I'm going to stick up for small schools.
There are 50 at my childrens school ( yrs R to 4)
smallest year is 4 pupils and largest is 15. Currently there is a year R and 1 class, 2 and 3 class and a separate yr 4 class.
They are doing really well. There is a real family feel. Teachers know exactly how each child is doing/ what their current goals are. More importantly the children are confident and nuturing towards each other. I have very shy academically average boys. They would have been eaten alive/ gone in the background at a big school. There are real links with the local community with older members of the village helping out with reading, in assembilies and so on.
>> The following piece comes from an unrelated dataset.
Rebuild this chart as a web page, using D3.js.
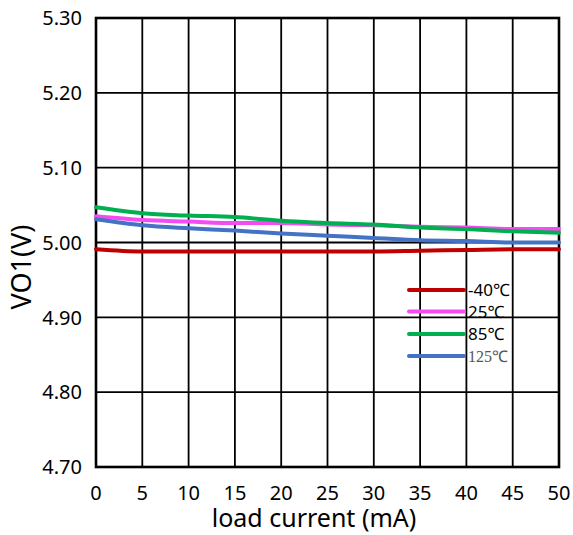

As for extracurricular activities. Well we are one of the few local schools ( some are much bigger) who put on A B and C mixed sex football teams in the local league due to the support of 5 or 6 Dads and Mums who run the Saturday morning team. There are Brass, Violin or recorder lessons for those who want them. Plus an afterschool club, zumba, rugby and knitting clubs! You might get more things at a big school but just because its a small school doesnt mean there cant be really exciting things going on!

I really wouldnt change a thing.

SundaeGirl Mon 26-Nov-12 23:03:43

Rita, I'm so glad you posted. We have such a brilliant little school, exactly as you describe, and as there's so few people at little schools there aren't that many parents to stick up for them!

OP, do you know parents at the little school that you can talk to? Maybe be cautious asking friends what they think of composite teaching/small school because I noticed quite a, hmm, strong reaction in some friends who didn't have that option and whose children were going into classes of 35...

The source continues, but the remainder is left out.